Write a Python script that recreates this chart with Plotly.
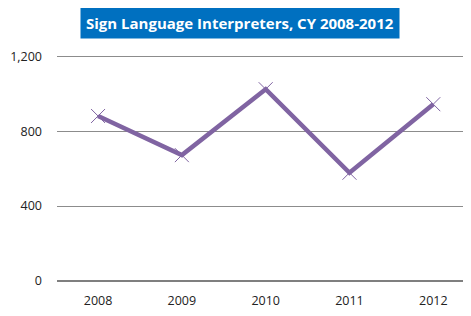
import plotly.graph_objects as go

years = ["2008", "2009", "2010", "2011", "2012"]
values = [881, 672, 1024, 578, 944]
y_ticks = [0, 400, 800, 1200]
y_tick_labels = ["0", "400", "800", "1,200"]
title_text = "Sign Language Interpreters, CY 2008-2012"

fig = go.Figure()
fig.add_trace(go.Scatter(
    x=years, y=values, mode="lines+markers",
    line=dict(color="#8064A2", width=4.5),
    marker=dict(symbol="x-thin", size=14, color="#8064A2",
                line=dict(color="#8064A2", width=1)),
    showlegend=False,
))

fig.update_layout(
    width=463, height=308,
    margin=dict(l=49, r=0, t=46, b=35, autoexpand=False),
    paper_bgcolor="white", plot_bgcolor="white",
    font=dict(family="Open Sans, Liberation Sans, sans-serif", size=12.5, color="#222222"),
    xaxis=dict(type="category", range=[-0.49, 4.45], showgrid=False, automargin=False,
               showline=False, zeroline=False, ticks="", ticklabelstandoff=10),
    yaxis=dict(range=[0, 1212], tickvals=y_ticks, ticktext=y_tick_labels, automargin=False,
               showgrid=True, gridcolor="#8c8c8c", gridwidth=1,
               zeroline=True, zerolinecolor="#7f7f7f", zerolinewidth=2,
               showline=False, ticks="", ticklabelstandoff=14),
    annotations=[dict(
        text="<b>" + title_text + "</b>",
        xref="paper", yref="paper", x=0.443, y=1.0, yshift=31.5,
        xanchor="center", yanchor="middle", showarrow=False,
        bgcolor="#0070C0", borderpad=5,
        font=dict(family="Open Sans, sans-serif", size=15, color="white"),
    )],
)

fig.write_html("out.html")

-- -- --

# [TO BE DONE]
Transcribe each line above verbatim, with the pictures left out.

# [FINAL ANSWER]
Write a Python script that recreates this chart with Plotly.
import plotly.graph_objects as go

years = ["2008", "2009", "2010", "2011", "2012"]
values = [881, 672, 1024, 578, 944]
y_ticks = [0, 400, 800, 1200]
y_tick_labels = ["0", "400", "800", "1,200"]
title_text = "Sign Language Interpreters, CY 2008-2012"

fig = go.Figure()
fig.add_trace(go.Scatter(
    x=years, y=values, mode="lines+markers",
    line=dict(color="#8064A2", width=4.5),
    marker=dict(symbol="x-thin", size=14, color="#8064A2",
                line=dict(color="#8064A2", width=1)),
    showlegend=False,
))

fig.update_layout(
    width=463, height=308,
    margin=dict(l=49, r=0, t=46, b=35, autoexpand=False),
    paper_bgcolor="white", plot_bgcolor="white",
    font=dict(family="Open Sans, Liberation Sans, sans-serif", size=12.5, color="#222222"),
    xaxis=dict(type="category", range=[-0.49, 4.45], showgrid=False, automargin=False,
               showline=False, zeroline=False, ticks="", ticklabelstandoff=10),
    yaxis=dict(range=[0, 1212], tickvals=y_ticks, ticktext=y_tick_labels, automargin=False,
               showgrid=True, gridcolor="#8c8c8c", gridwidth=1,
               zeroline=True, zerolinecolor="#7f7f7f", zerolinewidth=2,
               showline=False, ticks="", ticklabelstandoff=14),
    annotations=[dict(
        text="<b>" + title_text + "</b>",
        xref="paper", yref="paper", x=0.443, y=1.0, yshift=31.5,
        xanchor="center", yanchor="middle", showarrow=False,
        bgcolor="#0070C0", borderpad=5,
        font=dict(family="Open Sans, sans-serif", size=15, color="white"),
    )],
)

fig.write_html("out.html")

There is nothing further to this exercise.